Na minha visão por ignorância sobre a importância do Acordo e em segundo lugar por preguiça, vamos deixar esse trabalho para a PGR, que inclusive montou um setor para cuidar desses acordos. Portanto um acordo dessa importância não conta com a supervisão nem do Ministério da Justiça e nem do Ministério das Relações Exteriores. E o Brasil ainda pretende ter uma cadeira no Conselho de Segurança da ONU, um País que não cuida nem de seu quintal quer patrulhar o mundo, é uma piada de mau gosto.
 
Mas porque a PGR não deve ser o operador do Acordo no Brasil?
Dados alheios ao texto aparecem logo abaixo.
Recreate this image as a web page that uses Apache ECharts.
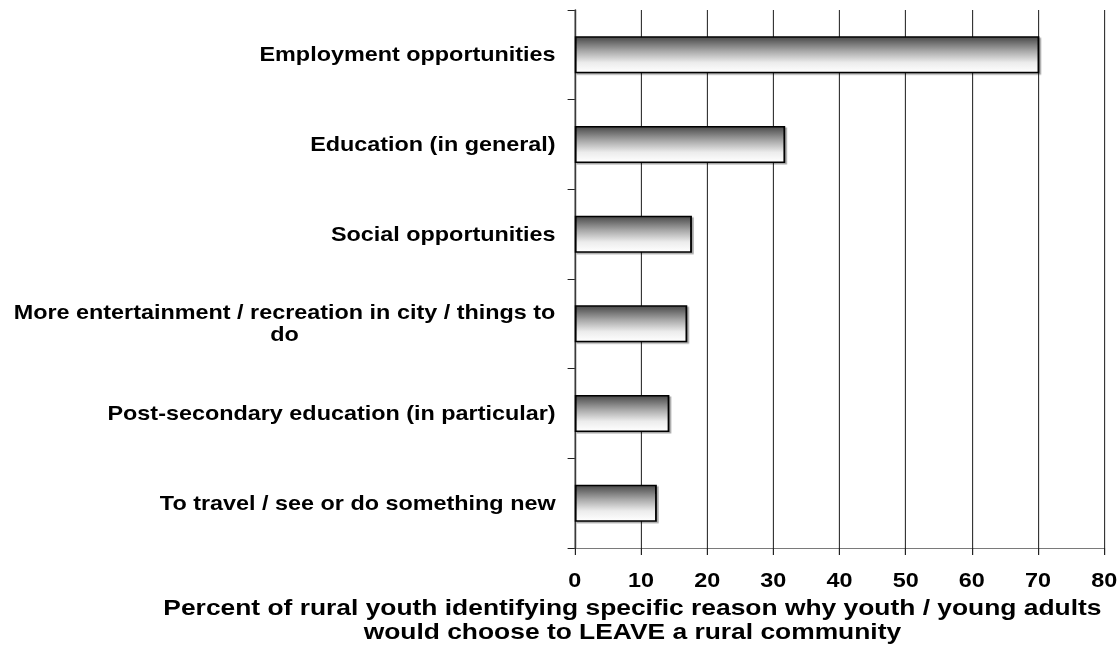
<!DOCTYPE html>
<html>
<head>
<meta charset="utf-8">
<script src="https://cdn.jsdelivr.net/npm/echarts@6/dist/echarts.min.js"></script>
<style>
  html, body { margin: 0; padding: 0; background: #fff; overflow: hidden; }
  #wrap { width: 1120px; height: 671px; overflow: hidden; }
  /* The chart is laid out narrower and widened horizontally, giving the wide bold lettering */
  #chart { width: 934px; height: 671px; transform: scaleX(1.2); transform-origin: 0 0; }
</style>
</head>
<body>
<div id="wrap"><div id="chart"></div></div>
<script>
// Reasons why youth would leave a rural community (top to bottom)
const categories = [
  'Employment opportunities',
  'Education (in general)',
  'Social opportunities',
  'More entertainment / recreation in city / things to do',
  'Post-secondary education (in particular)',
  'To travel / see or do something new'
];
// Percent of rural youth naming each reason
const percentValues = [70.2, 31.8, 17.7, 17.0, 14.3, 12.4];
// Value axis range and step
const axisMin = 0;
const axisMax = 80;
const axisStep = 10;
const axisTitle = 'Percent of rural youth identifying specific reason why youth / young adults\nwould choose to LEAVE a rural community';

const FONT = '"Liberation Sans", Arial, sans-serif';

// Wrap long category names; wrapped lines are centred on each other
function wrapLabel(name) {
  const maxChars = 52;
  if (name.length <= maxChars) return name;
  const words = name.split(' ');
  const lines = [];
  let cur = '';
  words.forEach(w => {
    const next = cur ? cur + ' ' + w : w;
    if (next.length > maxChars && cur) { lines.push(cur); cur = w; }
    else cur = next;
  });
  if (cur) lines.push(cur);
  return lines.map(l => '{c|' + l + '}').join('\n');
}

const chart = echarts.init(document.getElementById('chart'), null, { renderer: 'svg' });

chart.setOption({
  backgroundColor: '#ffffff',
  animation: false,
  grid: { left: 479, right: 11, top: 10, bottom: 123, containLabel: false },
  xAxis: {
    type: 'value',
    min: axisMin,
    max: axisMax,
    interval: axisStep,
    axisLine: { show: true, lineStyle: { color: '#7a7a7a', width: 1 } },
    axisTick: { show: true, length: 7, lineStyle: { color: '#222', width: 1 } },
    axisLabel: {
      margin: 23,
      color: '#000',
      fontFamily: FONT,
      fontWeight: 'bold',
      fontSize: 19.5
    },
    splitLine: { show: true, lineStyle: { color: '#2a2a2a', width: 0.9 } }
  },
  yAxis: {
    type: 'category',
    inverse: true,
    data: categories,
    axisLine: { show: true, lineStyle: { color: '#3a3a3a', width: 1.4 } },
    axisTick: { show: true, length: 6, alignWithLabel: false, lineStyle: { color: '#222', width: 1 } },
    axisLabel: {
      margin: 16,
      color: '#000',
      fontFamily: FONT,
      fontWeight: 'bold',
      fontSize: 19.5,
      formatter: wrapLabel,
      rich: {
        c: {
          align: 'center',
          fontFamily: FONT,
          fontWeight: 'bold',
          fontSize: 19.5,
          lineHeight: 22,
          color: '#000'
        }
      }
    },
    splitLine: { show: false }
  },
  series: [{
    type: 'bar',
    data: percentValues,
    barWidth: 37,
    itemStyle: {
      color: {
        type: 'linear', x: 0, y: 0, x2: 0, y2: 1,
        colorStops: [
          { offset: 0, color: '#4a4a4a' },
          { offset: 0.4, color: '#a9a9a9' },
          { offset: 0.72, color: '#ececec' },
          { offset: 1, color: '#ffffff' }
        ]
      },
      borderColor: '#000',
      borderWidth: 1.5,
      shadowColor: 'rgba(0,0,0,0.35)',
      shadowOffsetX: 1.5,
      shadowOffsetY: 1.5,
      shadowBlur: 1
    }
  }],
  graphic: [{
    type: 'text',
    x: 527,
    y: 595,
    style: {
      text: axisTitle,
      align: 'center',
      verticalAlign: 'top',
      font: 'bold 22px ' + FONT,
      lineHeight: 24,
      fill: '#000'
    }
  }]
});
</script>
</body>
</html>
Porque o Acordo NÃO é apenas um mecanismo judicial, o Acordo TEM IMPLICAÇÕES POLÍTICAS , é assunto de Estado, não é assunto de uma burocracia jurídica apenas, questões econômicas de grande envergadura transitam SOB esse acordo, não é só uma questão de  processos e inquéritos, há interesses que afetam todos os aspectos do Estado, muito além de réus individuais.
 
Para fins de registro, o Acordo do Cooperação Judiciária Brasil-EUA de 2001  foi assinado pelo do Governo FHC e tem tudo a ver com a ideologia subserviente desse governo, mas o governo do PT nada fez para operar com visão nacional esse acordo, ao contrário, entregou sua gestão à burocracia judiciária,  quando o eixo desse acordo no Brasil é o MINISTÉRIO DA JUSTIÇA. Desde sua assinatura, em 2001, NUNCA se viu na imprensa uma única manifestação do MINISTRO DA JUSTIÇA sobre esse acordo que coloca em xeque a SOBERANIA do Estado brasileiro sobre seus cidadãos e suas empresas, NEM UMA PALAVRA, COMENTÁRIO, OBSERVAÇÃO, o Acordo corre solto, as multas ainda sem a Petrobras já atingem BILHÕES DE DÓLARES a serem pagas ao Tesouro dos EUA, como se tudo isso fosse normal e aceitável.